While I'm glad to see this racist fall from grace, his charlatanism isn't the witch in the woods kind. It's the kind that, like Marx and Foucault, we in the West have accepted in order to ensure our own self-destruction. He is certainly the most flamboyant Woke ideologue and cult leader. (If there's one place people tend to suspend critical thinking, it's when they are part of a cult; if you think I'm extreme, just read Arthur Deikman's studies of cults and you'll know what walks like a duck and talks like a duck) But those who are against Wokeness (and they aren't all right-wingers) were right to reject him from day one; it was a matter of principle but so much more. This guy is using Orwell as a guidebook, thereby showing that he most probably possesses evil, Big Brother motives; on top of that, his vision, if implemented, will most probably liquidate racial conciliation, as you've mentioned. (Although I am of the group that is pessimistic about repairing race relations, though I take no pleasure in being a pessimist) What's interesting here is that it's Kendi's inability to handle an institution that is finally causing the powers that be to turn their backs on him. Very interesting.

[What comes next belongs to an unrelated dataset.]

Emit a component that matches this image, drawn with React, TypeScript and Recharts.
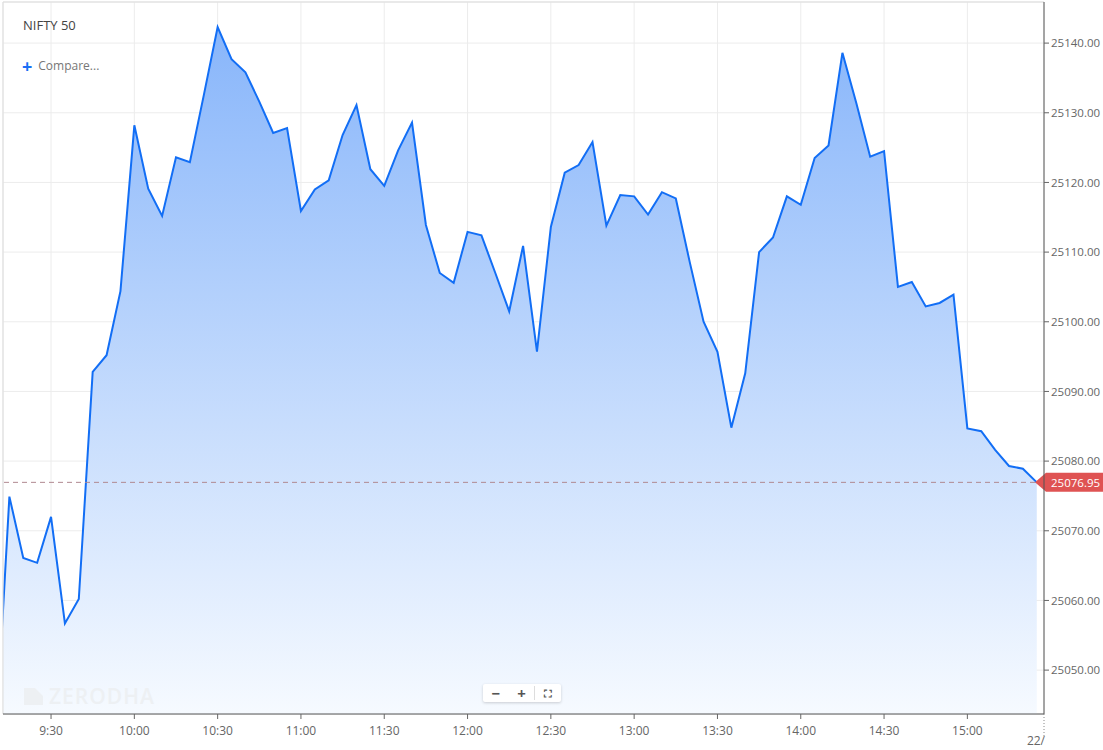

Gramsci is most certainly laughing about this down in hell. But the point is: Kendi didn't appear in a vacuum, and neither did DiAngelo. They are the most recent peak of decades of not civil rights "content of your character" thinking, but the anti-White side of this issue that criminalizes every White person through the "sins" of their ancestors. Kendi, suffice to say, is not a liberal and his ideas have nothing to do with Martin Luther King; only naive liberals think this. (or those less naive who equivocate helping Black people with anti-Whiteness, so they respond with "you're a racist for caring about White people") Kendi is for the most part regurgitating what academia has taught him on this issue from a critical race perspective, albeit with his own personal flair. I've been to such seminars myself where no matter what White people do, they are always evil racists and they must be anti-racists because colorblindness is just as racist as the Klan. (Even though it's not, and in the 90s it actually worked, but the rise of the Internet made it feel like we'd failed) The language and terms are, perhaps, a bit different. But the underlying message is the same.

In this sense, Kendi is more like Trotsky or Bukharin than anyone else. The difference being that the latter could handle power better than him.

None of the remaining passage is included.